Tim Davis, a neighborhood association board member, said, “I do not think that UNM’s agenda and the agenda of the neighborhood association align.”
“We’re dealing with an entity that is extremely obtuse,” he said. “There has to be a unified approach.”
Koplik, who led the movement to block UNM’s development proposal in 2012, said UNM isn’t ticketing people with unleashed dogs. “They’d rather have us fail,” she said. “We can’t fail.”
On Oct. 1., New Mexico Golf News spoke to Tom Neal, UNM’s director of real estate. Neal said, “There is no intent nor appetite for ceasing operations of the UNM North Golf Course.” He called the neighborhood association’s fears “much ado about nothing.”
While the 2012 initiative may have given rise to lingering concerns, “There are no conversations ongoing at present” about altering the university’s deal with the county, Neal said.
UNM North Sits on Valuable Real Estate
Albuquerque City Councilor Isaac Benton, who attended the meeting, said, “This is prime real estate. I can’t speak for UNM, but they’d rather…” before trailing off to address a questioner.
Later in the meeting, Davis said the golf course land is easily worth “several hundred million dollars.” He called it “some of the most valuable real estate in New Mexico.”
Davis and others active in the association made clear that they believe UNM’s long-term plan is to wait out its neighbors, tear up the golf course and build on it.
Ignorance of Green-Space Rules
Some at the meeting believe some dog owners don’t realize that dogs on the turfed areas interfere with play; nor do they realize the danger they face of being hit with golf balls while they and their pets are on the golf course.
“I’ve approached people to tell them to stay away from the greens,” Casteñada said, “and they look around [and say], ‘It’s all green.’”
In one case, she told a man whose dog was digging in a bunker to stay off the course. As she was left, he saw him go right back. “He flipped me off,” she said.
Solutions Proposed
Ideas floated at the meeting included more signage on the leash requirement; enlisting neighborhood volunteers to hand out cards listing the rules of use for the green space; reinforcing a current requirement that dogs and their owners may go on the course only after the flagsticks are removed st dusk; and establishing an annual dog-walking permit.
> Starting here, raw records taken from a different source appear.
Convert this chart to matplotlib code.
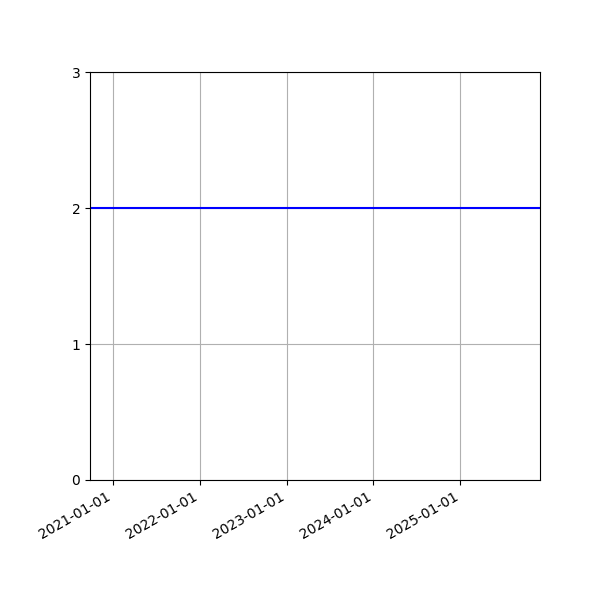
import matplotlib
matplotlib.use("Agg")
import matplotlib.pyplot as plt
import matplotlib.dates as mdates
import numpy as np

dates = np.array(["2020-09-25", "2025-12-02"], dtype="datetime64[D]")
values = [2, 2]
tick_dates = np.array(
    ["2021-01-01", "2022-01-01", "2023-01-01", "2024-01-01", "2025-01-01"],
    dtype="datetime64[D]",
)

fig, ax = plt.subplots(figsize=(6, 6), dpi=100)
ax.plot(dates, values, color="blue")
ax.set_xlim(dates[0], dates[-1])
ax.set_ylim(0, 3)
ax.set_yticks([0, 1, 2, 3])
ax.set_xticks(tick_dates)
ax.xaxis.set_major_formatter(mdates.DateFormatter("%Y-%m-%d"))
ax.grid(True)
fig.autofmt_xdate()
fig.subplots_adjust(left=0.15, right=0.9, top=0.88, bottom=0.2)
fig.savefig("out.png")
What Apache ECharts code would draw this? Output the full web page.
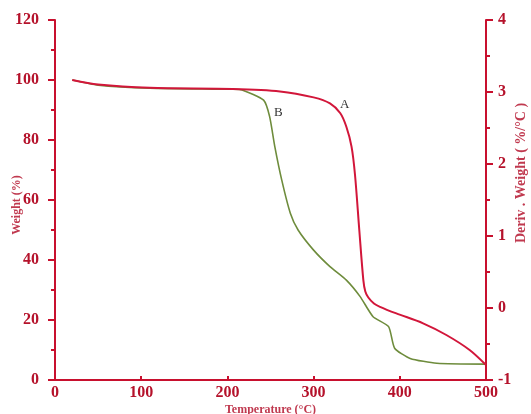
<!DOCTYPE html>
<html><head><meta charset="utf-8">
<script src="https://cdn.jsdelivr.net/npm/echarts@6/dist/echarts.min.js"></script>
<style>html,body{margin:0;padding:0;background:#fff}#c{width:531px;height:414px}</style>
</head><body><div id="c"></div>
<script>
var tempA = [20, 50, 110, 206, 261, 300, 319, 331, 338, 344, 348, 353, 357.7, 360, 363.5, 370, 377, 396, 427, 454, 481, 500];
var weightA = [100, 98.5, 97.4, 97, 96.2, 94.2, 92.2, 88.9, 84.4, 77.8, 68.5, 50, 33.3, 29.5, 27.5, 25.5, 24.4, 22.2, 18.9, 15, 10, 5];
var tempB = [20, 50, 110, 206, 217, 242, 249, 255, 263, 273, 282, 300, 319, 338, 354, 369, 387, 394, 412, 443, 500];
var weightB = [100, 98.3, 97.3, 96.9, 96.7, 93.3, 87.8, 77.8, 66.7, 55.6, 50, 43.3, 37.8, 33.3, 27.8, 21.1, 17.8, 10.6, 7.2, 5.6, 5.3];
var xTicks = [0, 100, 200, 300, 400, 500];
var leftTicks = [0, 20, 40, 60, 80, 100, 120];
var rightTicks = [-1, 0, 1, 2, 3, 4];
var labelA = {name: 'A', x: 336, y: 91.7};
var labelB = {name: 'B', x: 259, y: 89};

function pairs(xs, ys) { return xs.map(function (x, i) { return [x, ys[i]]; }); }

var RED = '#c8102e';
var tickFont = {color: '#b5122b', fontFamily: 'Liberation Serif', fontWeight: 'bold', fontSize: 16};
var nameFont = {color: '#c0394f', fontFamily: 'Liberation Serif', fontWeight: 'bold', fontSize: 12};

var chart = echarts.init(document.getElementById('c'));
chart.setOption({
  animation: false,
  backgroundColor: '#fff',
  grid: {left: 55, right: 45, top: 20, bottom: 34, containLabel: false, outerBoundsMode: 'none'},
  xAxis: {
    type: 'value', min: xTicks[0], max: xTicks[xTicks.length - 1], interval: 100,
    name: 'Temperature (°C)', nameLocation: 'middle', nameGap: 24, nameMoveOverlap: false, nameTextStyle: nameFont,
    axisLine: {lineStyle: {color: RED, width: 2}},
    axisTick: {inside: true, length: 4, lineStyle: {color: RED, width: 2}},
    axisLabel: Object.assign({margin: 5}, tickFont),
    splitLine: {show: false}
  },
  yAxis: [{
    type: 'value', min: leftTicks[0], max: leftTicks[leftTicks.length - 1], interval: 20, position: 'left',
    name: 'Weight (%)', nameLocation: 'middle', nameGap: 32, nameRotate: 90, nameMoveOverlap: false,
    nameTextStyle: Object.assign({}, nameFont, {padding: [0, 10, 0, 0]}),
    axisLine: {show: true, lineStyle: {color: RED, width: 2}},
    axisTick: {show: true, length: 7, lineStyle: {color: RED, width: 2}},
    minorTick: {show: true, splitNumber: 2, length: 4, lineStyle: {color: RED, width: 2}},
    axisLabel: Object.assign({margin: 16}, tickFont),
    splitLine: {show: false}
  }, {
    type: 'value', min: rightTicks[0], max: rightTicks[rightTicks.length - 1], interval: 1, position: 'right',
    name: 'Deriv . Weight ( %/°C )', nameLocation: 'middle', nameGap: 28, nameRotate: 90, nameMoveOverlap: false,
    nameTextStyle: Object.assign({}, nameFont, {fontSize: 14, padding: [0, 0, 0, 54]}),
    axisLine: {show: true, lineStyle: {color: RED, width: 2}},
    axisTick: {show: true, length: 7, lineStyle: {color: RED, width: 2}},
    minorTick: {show: true, splitNumber: 2, length: 4, lineStyle: {color: RED, width: 2}},
    axisLabel: Object.assign({margin: 12}, tickFont),
    splitLine: {show: false}
  }],
  series: [{
    name: 'B', type: 'line', data: pairs(tempB, weightB), smooth: 0.2, showSymbol: false,
    lineStyle: {color: '#6e8c3c', width: 1.6}, z: 2,
    markPoint: {symbol: 'circle', symbolSize: 0, data: [{coord: [labelB.x, labelB.y], value: labelB.name}],
      label: {show: true, formatter: labelB.name, color: '#333', fontFamily: 'Liberation Serif', fontSize: 13}}
  }, {
    name: 'A', type: 'line', data: pairs(tempA, weightA), smooth: 0.3, showSymbol: false,
    lineStyle: {color: '#d2163a', width: 2}, z: 3,
    markPoint: {symbol: 'circle', symbolSize: 0, data: [{coord: [labelA.x, labelA.y], value: labelA.name}],
      label: {show: true, formatter: labelA.name, color: '#333', fontFamily: 'Liberation Serif', fontSize: 13}}
  }]
});
</script></body></html>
An idea that appeared to generate the most support was converting UNM-owned land west of the course, known in the neighborhood as the “barren fairways,” into a dedicated dog park with landscaping, shade and amenities to draw people and their pets off the golf course proper.
The area, which lies east of a north-south Albuquerque Metropolitan Flood Control Authority ditch bordering the golf course, is currently wasteland. It has been used by UNM as a dumping ground for tree limbs and dead sod.
Who would pay for its construction and maintenance was not clear.
One neighborhood resident suggested a solution developed in Scottsdale, Ariz. There, city authorities developed three dog parks where dogs can run free. One of them, the Chapparal Dog Park, features three fenced areas – one section for timid togs, another for active dogs and a third to be rotated into use during maintenance of one of the other two.
If that becomes the ultimate solution, Davis said getting approval for construction could take years. In the meantime, “If we allow chaos to reign, UNM will try to drive a wedge between factions,” he said.
“We’ve reached a tipping point, unfortunately,” Koplik said.